The larger the absolute value of the t-score, the greater the difference between the sample mean and population mean.

• |t| > 2: Generally considered significant
• |t| > 3: Strong evidence against null hypothesis

Degrees of Freedom

Calculated as n-1 (sample size minus one). Affects the critical t-value from t-distribution tables.

P-Value

The probability of observing your results if the null hypothesis is true. Typically compared to significance level (α).

Common Mistakes When Calculating T-Scores

1. Using Population vs Sample Standard Deviation

   For t-tests, always use the sample standard deviation (STDEV.S in Excel) unless you know the population standard deviation.

2. Incorrect Degrees of Freedom

   For one-sample t-tests, DF = n-1. For two-sample t-tests, it’s more complex (n1 + n2 – 2 for equal variance).

3. One-tailed vs Two-tailed Tests

   Choose the correct test type before calculating. One-tailed tests have different critical values than two-tailed tests.

4. Assuming Normality

   T-tests assume normally distributed data. For small samples, check this assumption with normality tests.

Advanced Applications of T-Scores

Beyond basic hypothesis testing, t-scores have several advanced applications:

Application	Description	Excel Function
Confidence Intervals	Calculate margin of error for estimates	CONFIDENCE.T
Paired Samples	Compare means from the same group at different times	T.TEST with type=1
Independent Samples	Compare means from different groups	T.TEST with type=2 or 3
Effect Size	Measure the strength of a phenomenon (Cohen’s d)	Manual calculation

Learning Resources

For more in-depth understanding of t-scores and their calculation:

• NIST Engineering Statistics Handbook – T-Tests
• Laerd Statistics – T-Test Guide
• NIH Guide to Student’s T-Test

Frequently Asked Questions

When should I use a t-test instead of a z-test?

Use a t-test when:

• Sample size is small (n < 30)
• Population standard deviation is unknown
• Data is approximately normally distributed

What’s the difference between one-tailed and two-tailed tests?

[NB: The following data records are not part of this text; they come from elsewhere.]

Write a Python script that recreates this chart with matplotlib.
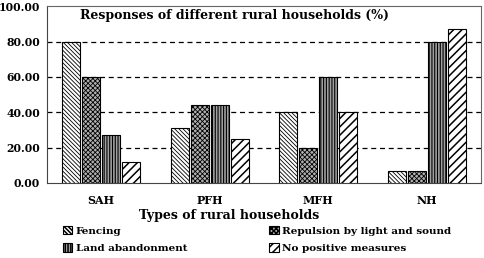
import matplotlib.pyplot as plt
import numpy as np

# data
categories = ['SAH', 'PFH', 'MFH', 'NH']
fencing = [80, 31, 40, 7]
repulsion = [60, 44, 20, 7]
abandon = [27, 44, 60, 80]
no_measures = [12, 25, 40, 87]
series_names = ['Fencing', 'Repulsion by light and sound', 'Land abandonment', 'No positive measures']

plt.rcParams['font.family'] = ['DejaVu Serif']
plt.rcParams['font.weight'] = 'bold'

fig = plt.figure(figsize=(4.84, 2.58), dpi=100)
ax = fig.add_axes([0.097, 0.291, 0.897, 0.685])

x = np.arange(len(categories))
w = 0.165
step = 0.185
# facecolor, hatch, hatch linewidth
styles = [('white', '\\' * 8, 0.6), ('#b0b0b0', 'x' * 7, 0.6),
          ('#a0a0a0', '|' * 6, 0.8), ('white', '/' * 4, 1.1)]
vals = [fencing, repulsion, abandon, no_measures]
handles = []
for i, (v, (fc, h, hlw)) in enumerate(zip(vals, styles)):
    plt.rcParams['hatch.linewidth'] = hlw
    b = ax.bar(x + (i - 1.5) * step, v, width=w, color=fc, edgecolor='black',
               hatch=h, linewidth=0.8, zorder=3, label=series_names[i])
    handles.append(b)

ax.set_ylim(0, 100)
ax.set_xlim(-0.5, 3.5)
ax.set_yticks([0, 20, 40, 60, 80, 100])
ax.set_yticklabels(['%.2f' % t for t in [0, 20, 40, 60, 80, 100]], fontsize=7.8, fontweight='bold')
ax.set_xticks(x)
ax.set_xticklabels(categories, fontsize=8, fontweight='bold')
ax.tick_params(axis='x', length=0, pad=9)
ax.tick_params(axis='y', length=0, pad=5)
for t in [20, 40, 60, 80]:
    ax.axhline(t, color='black', linestyle=(0, (4, 3)), linewidth=0.9, zorder=1)
for s in ['top', 'right']:
    ax.spines[s].set_color('#666666')
ax.spines['left'].set_color('#444444')
ax.spines['bottom'].set_color('#444444')

ax.text(0.433, 0.948, 'Responses of different rural households (%)', transform=ax.transAxes,
        ha='center', va='center', fontsize=9, fontweight='bold')
ax.set_xlabel('Types of rural households', fontsize=9, fontweight='bold', labelpad=-1)
ax.xaxis.set_label_coords(0.42, -0.145)

order = [handles[0], handles[2], handles[1], handles[3]]
fig.legend(order, [h.get_label() for h in order], ncol=2, loc='lower left',
           bbox_to_anchor=(0.11, -0.018), frameon=False, fontsize=7.5,
           handlelength=0.9, handleheight=0.9, handletextpad=0.35, columnspacing=7.9,
           labelspacing=0.75)

fig.savefig('out.png', dpi=100)
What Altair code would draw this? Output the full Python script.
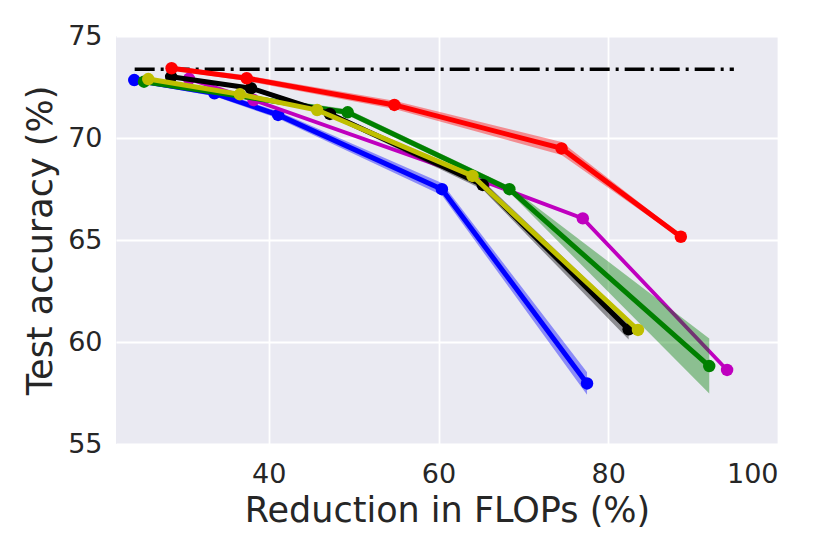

One-tailed tests examine directional hypotheses (greater than/less than), while two-tailed tests examine non-directional hypotheses (not equal to).

How do I know if my t-score is statistically significant?

Compare your calculated t-score to the critical t-value (from t-distribution tables) based on your degrees of freedom and significance level.